Pieces of Colored Paper
By Michael Reisig
“Money is the barometer of a society's virtue.” – Ayn Rand
Watching the news last night I was reminded what a profound influence money has on all that takes place on this spinning ball of dirt and water. It appears, without a doubt, that the great motivator for this planet is small, colored strips of paper imprinted with pictures of dead leaders.
We all toil fervently at our various tasks, anxious with anticipation for nothing more than colored strips of paper distributed by our government. We have great structures dedicated to the storage of these strips. Some of us occasionally invade these structures in an attempt to steal these strips. We often kill each other over these colored strips. Entire governments and cultural systems can collapse if they run out of these little pieces of colored paper.
Every once in a while some enterprising individual decides to make their own strips of paper, which causes considerable furor with the ones who claim that privilege. Oddly enough everyone else is quite comfortable with the homemade strips, until they’re told they weren’t made by the right people.

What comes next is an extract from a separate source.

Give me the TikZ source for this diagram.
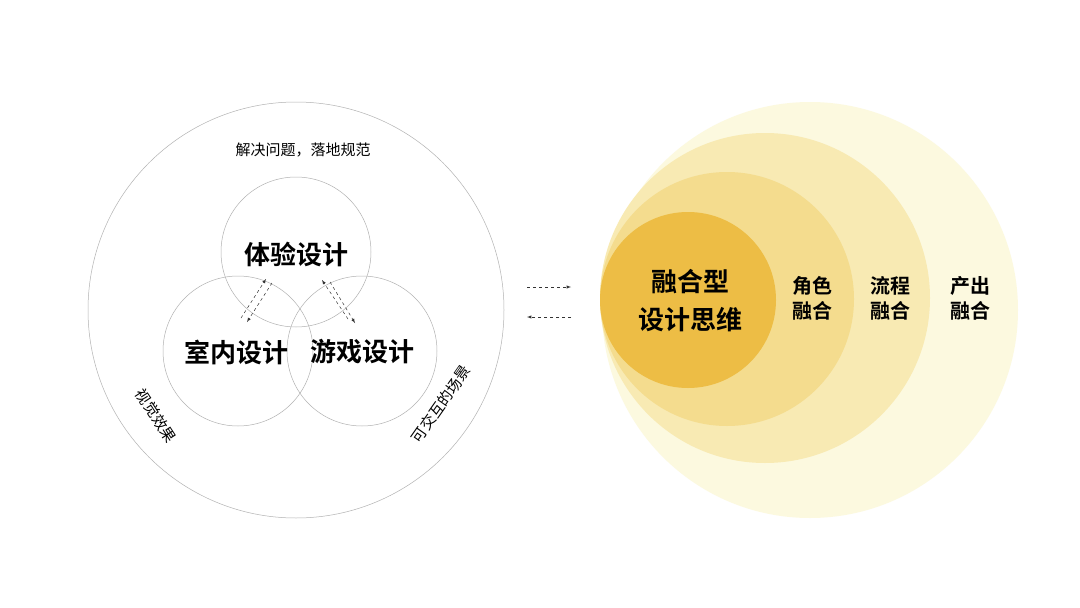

We carry little books containing pages with blank lines in them (that are magically conjoined to strips of paper), and we simply write in arbitrary amounts on those pages, tear them out, and people give us things for the paper. Amazing, isn’t it?
There are many individuals who make their living telling others how they can get more of these strips. Here’s an oddity – people give them strips in order to learn how to get more strips. This apparent contradiction has always puzzled me, because in my experience most of the time you just lose the strips you had and rarely get more from the advice.
There is great respect given to those who have the most strips of paper, but here’s another lingering irony, much of the time the accumulation of those pieces of colored paper have actually made that person less respectable.
We are fraught with religions on this planet, yet the thing we all seem to worship most is strips of paper. In fact, in one of the greatest ironies, the leaders of many religious congregations preach money can’t buy happiness, yet they insist their followers give them strips of paper.
Even more bizarre is the magical electronic creation and storage of these colored strips. We have transcended simple control of pieces of paper and ascended into a God-like mystical realm wherein one or two of the great “pieces of paper” priests say, “Let there be more colored strips!” And, without anything tangible, there are suddenly billions of imaginary strips deposited in the Federal Reserve, or the Treasury. Everyone cheers and is pleased that the Gods have bestowed more strips on the people. Everyone runs out and makes a sacrifice to the Gods by purchasing a new car, or a computer, or a refrigerator.
In closing I would say, what I’ve discovered is that these strips of paper seem to be most significant in their absence. The saddest people I’ve ever seen, and the happiest people I’ve ever seen, were without pieces of colored paper.